A block of data:
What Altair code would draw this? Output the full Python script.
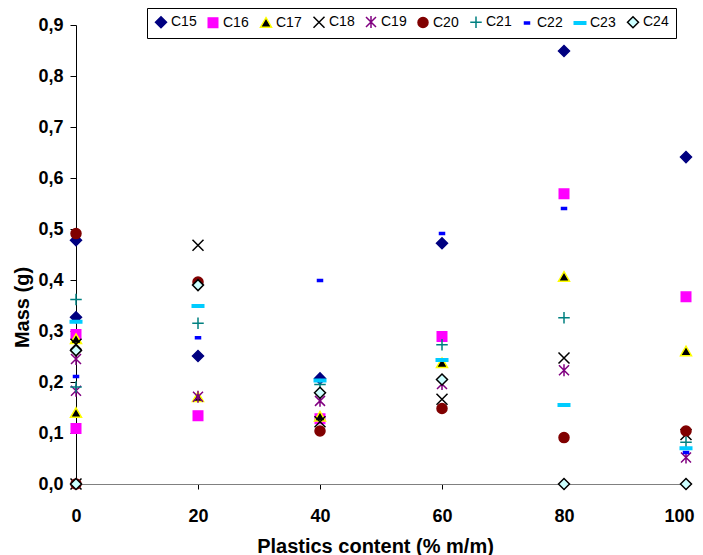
import altair as alt
import pandas as pd

# x positions (two samples at 0 %)
x_vals = [0, 0, 20, 40, 60, 80, 100]
series = ["C15", "C16", "C17", "C18", "C19", "C20", "C21", "C22", "C23", "C24"]

C15 = [0.478, 0.327, 0.251, 0.207, 0.472, 0.849, 0.641]
C16 = [0.293, 0.109, 0.134, 0.128, 0.289, 0.569, 0.367]
C17 = [0.284, 0.139, 0.170, 0.132, 0.237, 0.406, 0.260]
C18 = [0.274, 0.000, 0.468, 0.122, 0.166, 0.247, 0.097]
C19 = [0.245, 0.183, 0.171, 0.163, 0.196, 0.223, 0.052]
C20 = [0.491, 0.000, 0.396, 0.104, 0.148, 0.091, 0.104]
C21 = [0.362, 0.190, 0.315, 0.195, 0.273, 0.326, 0.082]
C22 = [0.211, None, 0.287, 0.399, 0.491, 0.540, 0.062]
C23 = [0.318, None, 0.349, 0.203, 0.243, 0.155, 0.070]
C24 = [0.262, 0.000, 0.390, 0.179, 0.205, 0.000, 0.000]

x_ticks = [0, 20, 40, 60, 80, 100]
y_ticks = [0.0, 0.1, 0.2, 0.3, 0.4, 0.5, 0.6, 0.7, 0.8, 0.9]

all_vals = [C15, C16, C17, C18, C19, C20, C21, C22, C23, C24]
rows = []
for name, vals in zip(series, all_vals):
    for x, v in zip(x_vals, vals):
        if v is not None:
            rows.append({"series": name, "x": x, "mass": v})
df = pd.DataFrame(rows)

shape_range = [
    "M-1.1,0L0,-1.1L1.1,0L0,1.1Z",
    "M-0.95,-0.95L0.95,-0.95L0.95,0.95L-0.95,0.95Z",
    "M0,-1.05L1.1,0.85L-1.1,0.85Z",
    "M-1.1,-1.1L1.1,1.1M-1.1,1.1L1.1,-1.1",
    "M-1,-1L1,1M-1,1L1,-1M0,-1.2L0,1.2",
    "circle",
    "M-1.15,0L1.15,0M0,-1.15L0,1.15",
    "M-0.5,-0.2L0.5,-0.2L0.5,0.2L-0.5,0.2Z",
    "M-1.15,-0.25L1.15,-0.25L1.15,0.25L-1.15,0.25Z",
    "M-1.1,0L0,-1.1L1.1,0L0,1.1Z",
]
stroke_range = ["#000080", "#FF00FF", "#FFFF00", "#000000", "#800080",
                "#800000", "#008080", "#0000FF", "#00CCFF", "#000000"]
fill_range = ["#000080", "#FF00FF", "#000000", "transparent", "transparent",
              "#800000", "transparent", "#0000FF", "#00CCFF", "#CCFFFF"]

chart = alt.Chart(df).mark_point(size=100, strokeWidth=1.5, opacity=1).encode(
    x=alt.X("x:Q",
            scale=alt.Scale(domain=[0, 100], nice=False, zero=False),
            axis=alt.Axis(values=x_ticks, title="Plastics content (% m/m)",
                          domainColor="#808080", tickSize=5, labelPadding=18,
                          labelFlush=False,
                          labelOffset={"condition": {"test": "datum.value == 100", "value": -7}, "value": 0},
                          titleX=299, titleY=68,
                          titleFontSize=20,
                          titleAlign="center", titleBaseline="alphabetic")),
    y=alt.Y("mass:Q",
            scale=alt.Scale(domain=[0, 0.9], nice=False),
            axis=alt.Axis(values=y_ticks, title="Mass (g)",
                          labelExpr="replace(format(datum.value, '.1f'), '.', ',')",
                          tickSize=6, labelPadding=7,
                          titleFontSize=20,
                          titleAngle=270, titleX=-48, titleY=282,
                          titleAlign="center", titleBaseline="alphabetic")),
    shape=alt.Shape("series:N", scale=alt.Scale(domain=series, range=shape_range), title=None),
    fill=alt.Fill("series:N", scale=alt.Scale(domain=series, range=fill_range), title=None),
    stroke=alt.Stroke("series:N", scale=alt.Scale(domain=series, range=stroke_range), title=None),
).properties(
    width=610, height=459,
    autosize=alt.AutoSizeParams(type="none"),
    padding={"left": 68, "top": 17, "right": 9, "bottom": 71},
).configure_view(
    stroke=None
).configure_axis(
    grid=False,
    labelFont="Liberation Sans", titleFont="Liberation Sans",
    labelFontWeight="bold", titleFontWeight="bold",
    labelFontSize=18, titleFontSize=18,
    labelColor="black", titleColor="black",
    tickColor="black", domainColor="black",
    labelOverlap=False,
).configure_legend(
    orient="none", legendX=71, legendY=-17,
    direction="horizontal", columns=10,
    padding=7, strokeColor="black", fillColor="white", cornerRadius=0,
    labelFont="Liberation Sans", labelFontSize=14, labelColor="black",
    symbolSize=100, symbolStrokeWidth=1.5, symbolOpacity=1,
    columnPadding=8, labelOffset=3,
)

chart.save("out.html", embed_options={"renderer": "svg", "actions": False})
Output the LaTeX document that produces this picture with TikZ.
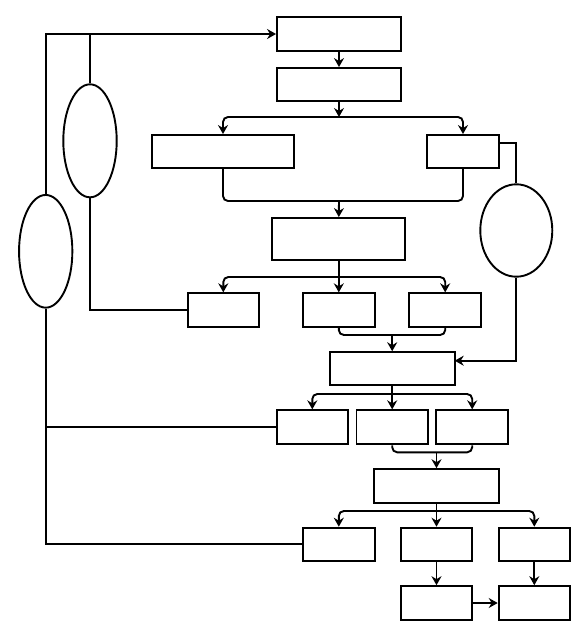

* [Short exercise] Word for word, quote the full listing, omitting every picture.

* [Reply to the task]
What Altair code would draw this? Output the full Python script.
import altair as alt
import pandas as pd

# x positions (two samples at 0 %)
x_vals = [0, 0, 20, 40, 60, 80, 100]
series = ["C15", "C16", "C17", "C18", "C19", "C20", "C21", "C22", "C23", "C24"]

C15 = [0.478, 0.327, 0.251, 0.207, 0.472, 0.849, 0.641]
C16 = [0.293, 0.109, 0.134, 0.128, 0.289, 0.569, 0.367]
C17 = [0.284, 0.139, 0.170, 0.132, 0.237, 0.406, 0.260]
C18 = [0.274, 0.000, 0.468, 0.122, 0.166, 0.247, 0.097]
C19 = [0.245, 0.183, 0.171, 0.163, 0.196, 0.223, 0.052]
C20 = [0.491, 0.000, 0.396, 0.104, 0.148, 0.091, 0.104]
C21 = [0.362, 0.190, 0.315, 0.195, 0.273, 0.326, 0.082]
C22 = [0.211, None, 0.287, 0.399, 0.491, 0.540, 0.062]
C23 = [0.318, None, 0.349, 0.203, 0.243, 0.155, 0.070]
C24 = [0.262, 0.000, 0.390, 0.179, 0.205, 0.000, 0.000]

x_ticks = [0, 20, 40, 60, 80, 100]
y_ticks = [0.0, 0.1, 0.2, 0.3, 0.4, 0.5, 0.6, 0.7, 0.8, 0.9]

all_vals = [C15, C16, C17, C18, C19, C20, C21, C22, C23, C24]
rows = []
for name, vals in zip(series, all_vals):
    for x, v in zip(x_vals, vals):
        if v is not None:
            rows.append({"series": name, "x": x, "mass": v})
df = pd.DataFrame(rows)

shape_range = [
    "M-1.1,0L0,-1.1L1.1,0L0,1.1Z",
    "M-0.95,-0.95L0.95,-0.95L0.95,0.95L-0.95,0.95Z",
    "M0,-1.05L1.1,0.85L-1.1,0.85Z",
    "M-1.1,-1.1L1.1,1.1M-1.1,1.1L1.1,-1.1",
    "M-1,-1L1,1M-1,1L1,-1M0,-1.2L0,1.2",
    "circle",
    "M-1.15,0L1.15,0M0,-1.15L0,1.15",
    "M-0.5,-0.2L0.5,-0.2L0.5,0.2L-0.5,0.2Z",
    "M-1.15,-0.25L1.15,-0.25L1.15,0.25L-1.15,0.25Z",
    "M-1.1,0L0,-1.1L1.1,0L0,1.1Z",
]
stroke_range = ["#000080", "#FF00FF", "#FFFF00", "#000000", "#800080",
                "#800000", "#008080", "#0000FF", "#00CCFF", "#000000"]
fill_range = ["#000080", "#FF00FF", "#000000", "transparent", "transparent",
              "#800000", "transparent", "#0000FF", "#00CCFF", "#CCFFFF"]

chart = alt.Chart(df).mark_point(size=100, strokeWidth=1.5, opacity=1).encode(
    x=alt.X("x:Q",
            scale=alt.Scale(domain=[0, 100], nice=False, zero=False),
            axis=alt.Axis(values=x_ticks, title="Plastics content (% m/m)",
                          domainColor="#808080", tickSize=5, labelPadding=18,
                          labelFlush=False,
                          labelOffset={"condition": {"test": "datum.value == 100", "value": -7}, "value": 0},
                          titleX=299, titleY=68,
                          titleFontSize=20,
                          titleAlign="center", titleBaseline="alphabetic")),
    y=alt.Y("mass:Q",
            scale=alt.Scale(domain=[0, 0.9], nice=False),
            axis=alt.Axis(values=y_ticks, title="Mass (g)",
                          labelExpr="replace(format(datum.value, '.1f'), '.', ',')",
                          tickSize=6, labelPadding=7,
                          titleFontSize=20,
                          titleAngle=270, titleX=-48, titleY=282,
                          titleAlign="center", titleBaseline="alphabetic")),
    shape=alt.Shape("series:N", scale=alt.Scale(domain=series, range=shape_range), title=None),
    fill=alt.Fill("series:N", scale=alt.Scale(domain=series, range=fill_range), title=None),
    stroke=alt.Stroke("series:N", scale=alt.Scale(domain=series, range=stroke_range), title=None),
).properties(
    width=610, height=459,
    autosize=alt.AutoSizeParams(type="none"),
    padding={"left": 68, "top": 17, "right": 9, "bottom": 71},
).configure_view(
    stroke=None
).configure_axis(
    grid=False,
    labelFont="Liberation Sans", titleFont="Liberation Sans",
    labelFontWeight="bold", titleFontWeight="bold",
    labelFontSize=18, titleFontSize=18,
    labelColor="black", titleColor="black",
    tickColor="black", domainColor="black",
    labelOverlap=False,
).configure_legend(
    orient="none", legendX=71, legendY=-17,
    direction="horizontal", columns=10,
    padding=7, strokeColor="black", fillColor="white", cornerRadius=0,
    labelFont="Liberation Sans", labelFontSize=14, labelColor="black",
    symbolSize=100, symbolStrokeWidth=1.5, symbolOpacity=1,
    columnPadding=8, labelOffset=3,
)

chart.save("out.html", embed_options={"renderer": "svg", "actions": False})
Output the LaTeX document that produces this picture with TikZ.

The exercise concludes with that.